> _REQUIREMENT_
Please print exactly the lines below, from the start of the material up to and including the line with "s=85, linewidth=0, ax=ax, legend=True)", but none of the pictures.

* Start *

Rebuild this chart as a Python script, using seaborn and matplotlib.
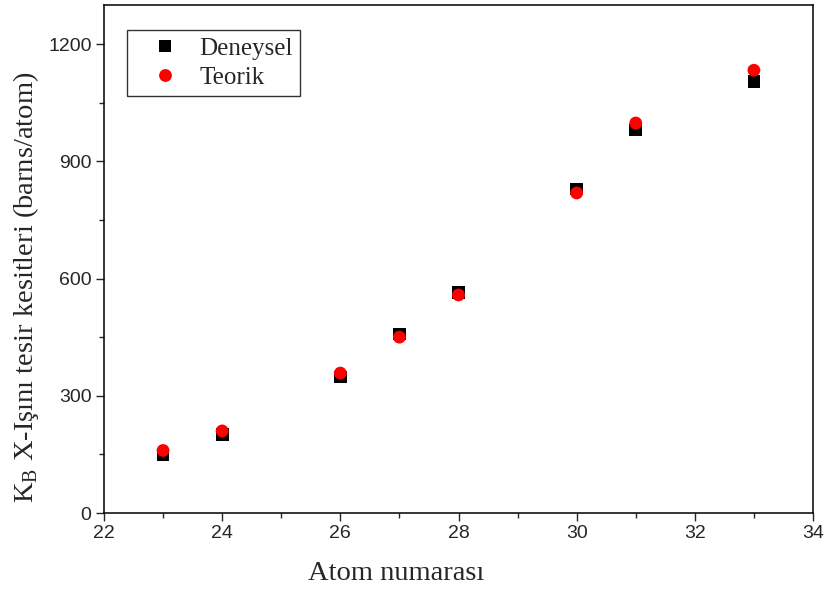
import matplotlib
matplotlib.use("Agg")
import matplotlib.pyplot as plt
import seaborn as sns
import pandas as pd
from matplotlib.ticker import MultipleLocator

atom_numbers = [23, 24, 26, 27, 28, 30, 31, 33]
deneysel = [150, 200, 348, 458, 565, 829, 980, 1105]
teorik = [160, 210, 358, 450, 558, 819, 998, 1133]

df = pd.concat([
    pd.DataFrame({"Z": atom_numbers, "val": deneysel, "Seri": "Deneysel"}),
    pd.DataFrame({"Z": atom_numbers, "val": teorik, "Seri": "Teorik"}),
])

sns.set_style("ticks")
plt.rcParams['mathtext.fontset'] = 'custom'
plt.rcParams['mathtext.rm'] = 'Liberation Serif'

fig = plt.figure(figsize=(8.27, 5.92), dpi=100)
ax = fig.add_axes([104 / 827, 1 - 513 / 592, 709 / 827, 508 / 592])

sns.scatterplot(data=df, x="Z", y="val", hue="Seri", style="Seri",
                palette={"Deneysel": "black", "Teorik": "red"},
                markers={"Deneysel": "s", "Teorik": "o"},
                s=85, linewidth=0, ax=ax, legend=True)

ax.set_xlim(22, 34)
ax.set_ylim(0, 1300)
ax.xaxis.set_major_locator(MultipleLocator(2))
ax.xaxis.set_minor_locator(MultipleLocator(1))
ax.yaxis.set_major_locator(MultipleLocator(300))
ax.yaxis.set_minor_locator(MultipleLocator(150))
ax.tick_params(which='major', direction='out', length=6, width=1, labelsize=14, pad=3)
ax.tick_params(which='minor', direction='out', length=3.5, width=1)
for lab in ax.get_xticklabels() + ax.get_yticklabels():
    lab.set_fontfamily('Liberation Sans')
for sp in ax.spines.values():
    sp.set_linewidth(1.1)
    sp.set_color('black')

ax.set_xlabel("Atom numarası", fontfamily='Liberation Serif', fontsize=20.5, labelpad=13)
ax.set_ylabel(r"K$_\mathrm{B}$ X-Işını tesir kesitleri (barns/atom)",
              fontfamily='Liberation Serif', fontsize=20.5, labelpad=5)
ax.xaxis.label.set_x(0.4126)
ax.yaxis.label.set_y(0.445)

leg = ax.legend(loc='upper left', bbox_to_anchor=(0.0324, 0.951), borderaxespad=0,
                frameon=True, fancybox=False, edgecolor='black',
                prop={'family': 'Liberation Serif', 'size': 18},
                handletextpad=0.15, borderpad=0.3, labelspacing=0.25, markerscale=1.0,
                handlelength=2.44)
leg.get_frame().set_linewidth(1.0)

fig.savefig("out.png", dpi=100)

* End *

> _FULL ANSWER_
Rebuild this chart as a Python script, using seaborn and matplotlib.
import matplotlib
matplotlib.use("Agg")
import matplotlib.pyplot as plt
import seaborn as sns
import pandas as pd
from matplotlib.ticker import MultipleLocator

atom_numbers = [23, 24, 26, 27, 28, 30, 31, 33]
deneysel = [150, 200, 348, 458, 565, 829, 980, 1105]
teorik = [160, 210, 358, 450, 558, 819, 998, 1133]

df = pd.concat([
    pd.DataFrame({"Z": atom_numbers, "val": deneysel, "Seri": "Deneysel"}),
    pd.DataFrame({"Z": atom_numbers, "val": teorik, "Seri": "Teorik"}),
])

sns.set_style("ticks")
plt.rcParams['mathtext.fontset'] = 'custom'
plt.rcParams['mathtext.rm'] = 'Liberation Serif'

fig = plt.figure(figsize=(8.27, 5.92), dpi=100)
ax = fig.add_axes([104 / 827, 1 - 513 / 592, 709 / 827, 508 / 592])

sns.scatterplot(data=df, x="Z", y="val", hue="Seri", style="Seri",
                palette={"Deneysel": "black", "Teorik": "red"},
                markers={"Deneysel": "s", "Teorik": "o"},
                s=85, linewidth=0, ax=ax, legend=True)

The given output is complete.